Closer to home, in the world of anti-palin blogs, the much touted "privacy" and "security" of overseas communication agents, such as the one operated by Patrick of Politicalgates, and formerly at Palingates, may well be nonexistent if a communication bound for the agent originates in this country, or a U.S. resident is the recipient of a communication originated by the agent. Now, whether the NSA or any other agency that it may collect data for considers rumors about Sarah Palin interesting is another matter.
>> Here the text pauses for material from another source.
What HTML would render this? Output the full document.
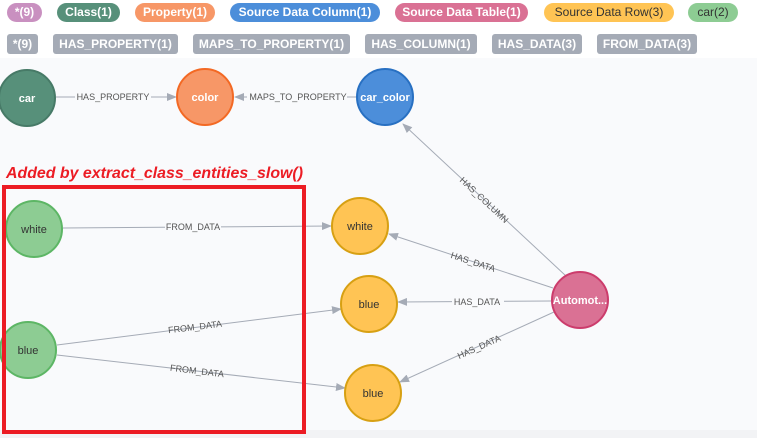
<!DOCTYPE html>
<html><head><meta charset="utf-8"><style>
body{margin:0;width:757px;height:438px;overflow:hidden;background:#fff;font-family:"Liberation Sans",sans-serif;position:relative}
.p{position:absolute;height:19px;line-height:19px;font-size:12px;font-weight:bold;color:#fff;text-align:center;border-radius:10px}
.r{position:absolute;height:20px;line-height:20px;font-size:12px;font-weight:bold;color:#fff;text-align:center;border-radius:3px;background:#a5abb6}
</style></head><body>
<div style="position:absolute;left:0;top:58px;width:757px;height:372px;background:#f9fafc"></div>
<div style="position:absolute;left:0;top:430px;width:757px;height:8px;background:#f2f3f5"></div>
<div class="p" style="left:7px;top:3px;width:35px;background:#c990c0">*(9)</div>
<div class="p" style="left:57px;top:3px;width:63px;background:#57907a">Class(1)</div>
<div class="p" style="left:135px;top:3px;width:80px;background:#f79767">Property(1)</div>
<div class="p" style="left:230px;top:3px;width:150px;background:#4c8eda">Source Data Column(1)</div>
<div class="p" style="left:395px;top:3px;width:133px;background:#da7194">Source Data Table(1)</div>
<div class="p" style="left:544px;top:3px;width:130px;background:#ffc454;color:#333;font-weight:normal">Source Data Row(3)</div>
<div class="p" style="left:688px;top:3px;width:50px;background:#8dcc93;color:#333;font-weight:normal">car(2)</div>
<div class="r" style="left:7px;top:34px;width:31px">*(9)</div>
<div class="r" style="left:53px;top:34px;width:125px">HAS_PROPERTY(1)</div>
<div class="r" style="left:193px;top:34px;width:157px">MAPS_TO_PROPERTY(1)</div>
<div class="r" style="left:365px;top:34px;width:112px">HAS_COLUMN(1)</div>
<div class="r" style="left:492px;top:34px;width:90px">HAS_DATA(3)</div>
<div class="r" style="left:597px;top:34px;width:100px">FROM_DATA(3)</div>
<svg style="position:absolute;left:0;top:0" width="757" height="438" font-family="Liberation Sans, sans-serif">
<defs><marker id="a" markerWidth="10" markerHeight="8" refX="9" refY="4" orient="auto" markerUnits="userSpaceOnUse"><path d="M0,0L10,4L0,8z" fill="#a5abb6"/></marker></defs>
<g stroke="#a5abb6" stroke-width="1" fill="none" marker-end="url(#a)">
<path d="M56,97L176,97"/><path d="M356,97L235,97"/>
<path d="M566,276L403,124"/>
<path d="M553,288L389,234"/><path d="M551,301L398,302"/><path d="M554,312L400,382"/>
<path d="M63,228L331,226"/><path d="M57,345L341,309"/><path d="M57,355L345,388"/>
</g>
<g font-size="9" fill="#555" text-anchor="middle">
<rect x="75" y="91" width="76" height="11" fill="#f9fafc"/><text x="113" y="100">HAS_PROPERTY</text>
<rect x="247" y="91" width="100" height="11" fill="#f9fafc"/><text x="298" y="100">MAPS_TO_PROPERTY</text>
<text transform="translate(484,200) rotate(43)" fill="#555"><tspan x="0" y="3">HAS_COLUMN</tspan></text>
<text transform="translate(473,262) rotate(18)"><tspan x="0" y="3">HAS_DATA</tspan></text>
<rect x="452" y="297" width="52" height="10" fill="#f9fafc"/><text x="477" y="305">HAS_DATA</text>
<text transform="translate(479,347) rotate(-24)"><tspan x="0" y="3">HAS_DATA</tspan></text>
<rect x="165" y="222" width="56" height="10" fill="#f9fafc"/><text x="193" y="230">FROM_DATA</text>
<text transform="translate(195,327) rotate(-7)"><tspan x="0" y="3">FROM_DATA</tspan></text>
<text transform="translate(197,371) rotate(7)"><tspan x="0" y="3">FROM_DATA</tspan></text>
</g>
<g stroke-width="2" font-size="11" text-anchor="middle">
<circle cx="27" cy="98" r="28" fill="#57907a" stroke="#477a67"/><text x="27" y="102" fill="#fff" font-weight="bold" stroke="none">car</text>
<circle cx="205" cy="97" r="28" fill="#f79767" stroke="#f36924"/><text x="205" y="101" fill="#fff" font-weight="bold" stroke="none">color</text>
<circle cx="385" cy="97" r="28" fill="#4c8eda" stroke="#2870c2"/><text x="385" y="101" fill="#fff" font-weight="bold" stroke="none">car_color</text>
<circle cx="580" cy="300" r="28" fill="#da7194" stroke="#cc3c6c"/><text x="580" y="304" fill="#fff" font-weight="bold" stroke="none">Automot...</text>
<circle cx="34" cy="229" r="28" fill="#8dcc93" stroke="#5db665"/><text x="34" y="233" fill="#333" stroke="none">white</text>
<circle cx="28" cy="350" r="28" fill="#8dcc93" stroke="#5db665"/><text x="28" y="354" fill="#333" stroke="none">blue</text>
<circle cx="360" cy="226" r="28" fill="#ffc454" stroke="#d7a013"/><text x="360" y="230" fill="#333" stroke="none">white</text>
<circle cx="369" cy="304" r="28" fill="#ffc454" stroke="#d7a013"/><text x="369" y="308" fill="#333" stroke="none">blue</text>
<circle cx="373" cy="393" r="28" fill="#ffc454" stroke="#d7a013"/><text x="373" y="397" fill="#333" stroke="none">blue</text>
</g>
<rect x="4" y="187" width="300" height="245" fill="none" stroke="#ec1c24" stroke-width="4"/>
<text x="6" y="178" fill="#ec1c24" font-size="16" font-weight="bold" font-family="Liberation Sans Narrow, Liberation Sans, sans-serif" font-style="italic" textLength="297" lengthAdjust="spacingAndGlyphs">Added by extract_class_entities_slow()</text>
</svg>
</body></html>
That such communications may not be private was made abundantly clear -- whether or not government intercepts/records them -- when the blogger himself published a communication made via the "private," "secure" agent.
A 2/3 vote was required to extend the Patriot Act on Tuesday, and NPR's article makes clear that the House's GOP leadership will try again to renew the Patriot Act with a procedure requiring only a simple majority vote.
Renewal of the Patriot Act is supported by President Obama.